- DVD cover
- Directed by: Roel Reiné
- Written by: Mark E. Davidson
- Produced by: Mohit Ramchandani
- Starring: Emily Foxler Nick Mennell Marc Bacher Brianna Brown Hadley Fraser Maxine Bahns Lance Henriksen Ryan Alosio
- Cinematography: Roel Reiné
- Edited by: Ed Marx Bayard Stryker
- Music by: Bennett Salvay
- Distributed by: Image Entertainment
- Release date: May 2010;
- Running time: 100 minutes
- Country: United States
- Language: English

= The Lost Tribe (2010 film) =

The Lost Tribe is a 2010 American horror film directed by Roel Reiné, and starring Emily Foxler, Nick Mennell, Brianna Brown, Ryan Alosio and Marc Bacher.

==Plot==

While on their way to Asia to close a business deal, five friends (Anna, Tom, Joe, Alexis, and Chris) rescue a man that's been left to drift at sea. Injured and in shock, the stranger overrides the yacht's autopilot and attempts to change the vessel's course, but instead wrecks the boat on a rock and the vessel sinks. The castaways wash ashore on the beach of an uncharted island and attempt to contact the Coast Guard over the yacht's radio. Before the Coast Guard can arrive, the body of the stranger vanishes from the grave the other survivors had laid him to rest in. Needing some time to himself, Tom wanders into the jungle and is attacked by an unseen assailant. During the attempt to find Tom the next day Alexis is killed by the jungle's inhabitants and Chris is taken. Joe and Anna discover a nefarious plot by the Vatican to cover up a research team's discoveries on the island before Joe is murdered by an assassin sent by the Catholic Church.
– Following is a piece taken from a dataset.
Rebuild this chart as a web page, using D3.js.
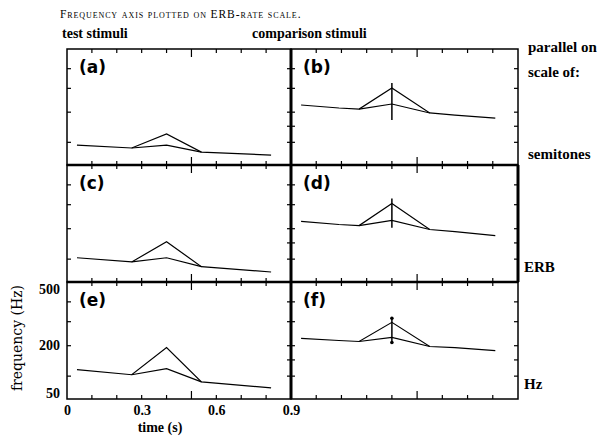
<!DOCTYPE html>
<html>
<head>
<meta charset="utf-8">
<script src="https://cdn.jsdelivr.net/npm/d3@7"></script>
<style>
  body { margin: 0; background: #fff; }
</style>
</head>
<body>
<div id="chart"></div>
<script>
//데이터 (Hz, 시간 s)
var timeTicks = [0.1, 0.2, 0.3, 0.4, 0.5, 0.6, 0.7, 0.8];
var timeLabels = [0, 0.3, 0.6, 0.9];
var freqLabels = [500, 200, 50];
var freqTicksOuter = [100, 200, 300, 400];
var freqTicksInner = [100, 150, 200, 300, 400];

var tLeft = [0.04, 0.26, 0.40, 0.54, 0.82];
var tLeftLow = [0.26, 0.40, 0.54];
var tRight = [0.04, 0.19, 0.27, 0.40, 0.55, 0.65, 0.81];
var tRightLow = [0.27, 0.40, 0.55];

var aUpper = [92, 84, 125, 73, 65];
var aLower = [84, 92, 73];
var cUpper = [104, 92, 154, 79, 65];
var cLower = [92, 104, 79];
var eUpper = [119, 104, 193, 84, 68];
var eLower = [104, 122, 84];

var bUpper = [228, 216, 212, 302, 197, 189, 178];
var bLower = [212, 232, 197];
var bBar = [325, 171];
var dUpper = [228, 216, 212, 306, 197, 189, 175];
var dLower = [212, 232, 197];
var dBar = [330, 204];
var fUpper = [228, 220, 216, 297, 197, 193, 182];
var fLower = [216, 232, 197];
var fBar = [316, 212];

var rowNames = ["semitones", "ERB", "Hz"];

var SERIF = "'Liberation Serif', 'DejaVu Serif', serif";

//ERB-rate 변환
function erb(f) {
  return 21.4 * Math.log10((4.37 * f) / 1000 + 1);
}

var w = 610;
var h = 440;
var cols = [[67, 291], [291, 518]];
var rows = [[49, 165], [165, 282], [282, 399]];

var svg = d3
  .select("#chart")
  .append("svg")
  .attr("width", w)
  .attr("height", h);

var panels = [
  { label: "(a)", c: 0, r: 0, t: tLeft, up: aUpper, tl: tLeftLow, low: aLower },
  { label: "(b)", c: 1, r: 0, t: tRight, up: bUpper, tl: tRightLow, low: bLower, bar: bBar },
  { label: "(c)", c: 0, r: 1, t: tLeft, up: cUpper, tl: tLeftLow, low: cLower },
  { label: "(d)", c: 1, r: 1, t: tRight, up: dUpper, tl: tRightLow, low: dLower, bar: dBar },
  { label: "(e)", c: 0, r: 2, t: tLeft, up: eUpper, tl: tLeftLow, low: eLower },
  { label: "(f)", c: 1, r: 2, t: tRight, up: fUpper, tl: tRightLow, low: fLower, bar: fBar, dots: true }
];

function xScaleFor(c) {
  return d3.scaleLinear().domain([0, 0.9]).range(cols[c]);
}
function yScaleFor(r) {
  return d3
    .scaleLinear()
    .domain([erb(40.5), erb(519)])
    .range([rows[r][1], rows[r][0]]);
}

panels.forEach(function(p) {
  var x = xScaleFor(p.c);
  var y = yScaleFor(p.r);
  var g = svg.append("g");
  var x0 = cols[p.c][0], x1 = cols[p.c][1];
  var y0 = rows[p.r][0], y1 = rows[p.r][1];

  //테두리
  g.append("rect")
    .attr("x", x0)
    .attr("y", y0)
    .attr("width", x1 - x0)
    .attr("height", y1 - y0)
    .attr("fill", "none")
    .attr("stroke", "#000")
    .attr("stroke-width", 1.5);

  //시간 눈금 (위, 아래, 안쪽)
  timeTicks.forEach(function(t) {
    var len = t == 0.5 ? 8 : 4;
    g.append("line")
      .attr("x1", x(t)).attr("x2", x(t))
      .attr("y1", y1).attr("y2", y1 - len)
      .attr("stroke", "#000").attr("stroke-width", 1.2);
    g.append("line")
      .attr("x1", x(t)).attr("x2", x(t))
      .attr("y1", y0).attr("y2", y0 + len)
      .attr("stroke", "#000").attr("stroke-width", 1.2);
  });

  //주파수 눈금
  var leftTicks = p.c == 0 ? freqTicksOuter : freqTicksInner;
  leftTicks.forEach(function(f) {
    g.append("line")
      .attr("x1", x0).attr("x2", x0 + 4)
      .attr("y1", y(erb(f))).attr("y2", y(erb(f)))
      .attr("stroke", "#000").attr("stroke-width", 1.2);
  });
  freqTicksInner.forEach(function(f) {
    g.append("line")
      .attr("x1", x1).attr("x2", x1 - 4)
      .attr("y1", y(erb(f))).attr("y2", y(erb(f)))
      .attr("stroke", "#000").attr("stroke-width", 1.2);
  });

  var line = d3
    .line()
    .x(function(d) { return x(d[0]); })
    .y(function(d) { return y(erb(d[1])); });

  g.append("path")
    .attr("d", line(d3.zip(p.t, p.up)))
    .attr("fill", "none")
    .attr("stroke", "#000")
    .attr("stroke-width", 1.2);
  g.append("path")
    .attr("d", line(d3.zip(p.tl, p.low)))
    .attr("fill", "none")
    .attr("stroke", "#000")
    .attr("stroke-width", 1.2);

  if (p.bar) {
    g.append("line")
      .attr("x1", x(0.4)).attr("x2", x(0.4))
      .attr("y1", y(erb(p.bar[0]))).attr("y2", y(erb(p.bar[1])))
      .attr("stroke", "#000").attr("stroke-width", 1.5);
    if (p.dots) {
      p.bar.forEach(function(f) {
        g.append("circle")
          .attr("cx", x(0.4)).attr("cy", y(erb(f)))
          .attr("r", 1.8).attr("fill", "#000");
      });
    }
  }

  g.append("text")
    .text(p.label)
    .attr("x", x0 + 12)
    .attr("y", y0 + 24)
    .style("font-family", "'DejaVu Sans', sans-serif")
    .style("font-weight", "bold")
    .style("font-size", "17px");
});

//굵은 구분선
svg.append("line")
  .attr("x1", 291).attr("x2", 291).attr("y1", 49).attr("y2", 399)
  .attr("stroke", "#000").attr("stroke-width", 3);
[165, 282].forEach(function(yy) {
  svg.append("line")
    .attr("x1", 67).attr("x2", 518).attr("y1", yy).attr("y2", yy)
    .attr("stroke", "#000").attr("stroke-width", 2.5);
});
svg.append("line")
  .attr("x1", 518).attr("x2", 518).attr("y1", 165).attr("y2", 282)
  .attr("stroke", "#000").attr("stroke-width", 3);

//축 레이블 (e)
var xE = xScaleFor(0);
var yE = yScaleFor(2);
svg.append("g")
  .attr("transform", "translate(0,399)")
  .call(d3.axisBottom(xE).tickValues(timeLabels).tickSize(0).tickPadding(6)
    .tickFormat(function(d) { return d == 0 ? "0" : d3.format(".1f")(d); }))
  .call(function(s) {
    s.select(".domain").remove();
    s.selectAll("text")
      .attr("fill", "#000")
      .style("font-family", SERIF)
      .style("font-size", "14px")
      .style("font-weight", "bold");
  });

svg.selectAll(".flabel")
  .data(freqLabels)
  .enter()
  .append("text")
  .attr("class", "flabel")
  .text(function(d) { return d; })
  .attr("x", 60)
  .attr("y", function(d) {
    var yy = yE(erb(d));
    return Math.min(Math.max(yy, 290), 394) + 4;
  })
  .attr("text-anchor", "end")
  .style("font-family", SERIF)
  .style("font-size", "14px")
  .style("font-weight", "bold");

svg.append("text")
  .text("frequency (Hz)")
  .attr("transform", "translate(22,338) rotate(-90)")
  .attr("text-anchor", "middle")
  .style("font-family", "'DejaVu Serif', serif")
  .style("font-size", "14px");

svg.append("text")
  .text("time (s)")
  .attr("x", 160)
  .attr("y", 432)
  .attr("text-anchor", "middle")
  .style("font-family", SERIF)
  .style("font-weight", "bold")
  .style("font-size", "14px");

//제목
svg.append("text")
  .text("Frequency axis plotted on ERB-rate scale.")
  .attr("x", 60)
  .attr("y", 18)
  .style("font-family", SERIF)
  .style("font-variant", "small-caps")
  .style("font-size", "11.5px")
  .style("letter-spacing", "0.9px");

svg.append("text")
  .text("test stimuli")
  .attr("x", 62)
  .attr("y", 38)
  .style("font-family", SERIF)
  .style("font-weight", "bold")
  .style("font-size", "14px");

svg.append("text")
  .text("comparison stimuli")
  .attr("x", 252)
  .attr("y", 38)
  .style("font-family", SERIF)
  .style("font-weight", "bold")
  .style("font-size", "14px");

svg.append("text")
  .text("parallel on")
  .attr("x", 528).attr("y", 52)
  .style("font-family", SERIF)
  .style("font-weight", "bold").style("font-size", "15px");
svg.append("text")
  .text("scale of:")
  .attr("x", 528).attr("y", 77)
  .style("font-family", SERIF)
  .style("font-weight", "bold").style("font-size", "15px");

var nameY = [159, 272, 389];
rowNames.forEach(function(n, i) {
  svg.append("text")
    .text(n)
    .attr("x", i == 0 ? 528 : 524)
    .attr("y", nameY[i])
    .style("font-family", SERIF)
    .style("font-weight", "bold")
    .style("font-size", "15px");
});
</script>
</body>
</html>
Anna is then left by herself to survive on the island and uncover its secrets before assassin is killed by creature.

==Production==
The Lost Tribe was preceded by an earlier 2009 filmed version of the story, originally produced as The Tribe, that was directed by Jorg Ihle, and which starred Jewel Staite, Justin Baldoni, and Kellan Lutz. After the completion of filming The Tribe, the producers did not like the initial edited cut, and could not get the original cast back to do further reshoots. As a result, the production crew concluded that they had produced a movie that did not live up to their original expectations, and that it would not do well. Thus, they decided to remake the movie under the name The Lost Tribe, but with an entirely new director, script and cast.

==Release==
Ultimately, The Lost Tribe was not theatrically released either, and was instead released straight to DVD by "Image Entertainment" in 2010. The movie was rated R by the MPAA for "some violence/gore".

==Reception==

Critical reception for The Lost Tribe has been mostly negative. Dread Central awarded the film a score of 2 out of 5, criticizing the film's daytime setting, and decision to show more of the film's monsters which they called a poor choice. The reviewer also criticized the film's finale as being too simplistic.
HorrorNews.net gave the film a positive review, writing, "Lost Tribe has all the quality elements you need from a horror film in that it’s shot well, directed well, flows nicely and has great sound and scoring to it. In fact the sound in this respect brings a lot to the table with really elevating those “jump” moments to a level of respectable inclusion... While there is no denying the derivatives here, its still is an exciting ride of a horror film that goes those extra taboos that a big budget film like Predators wouldn't risk."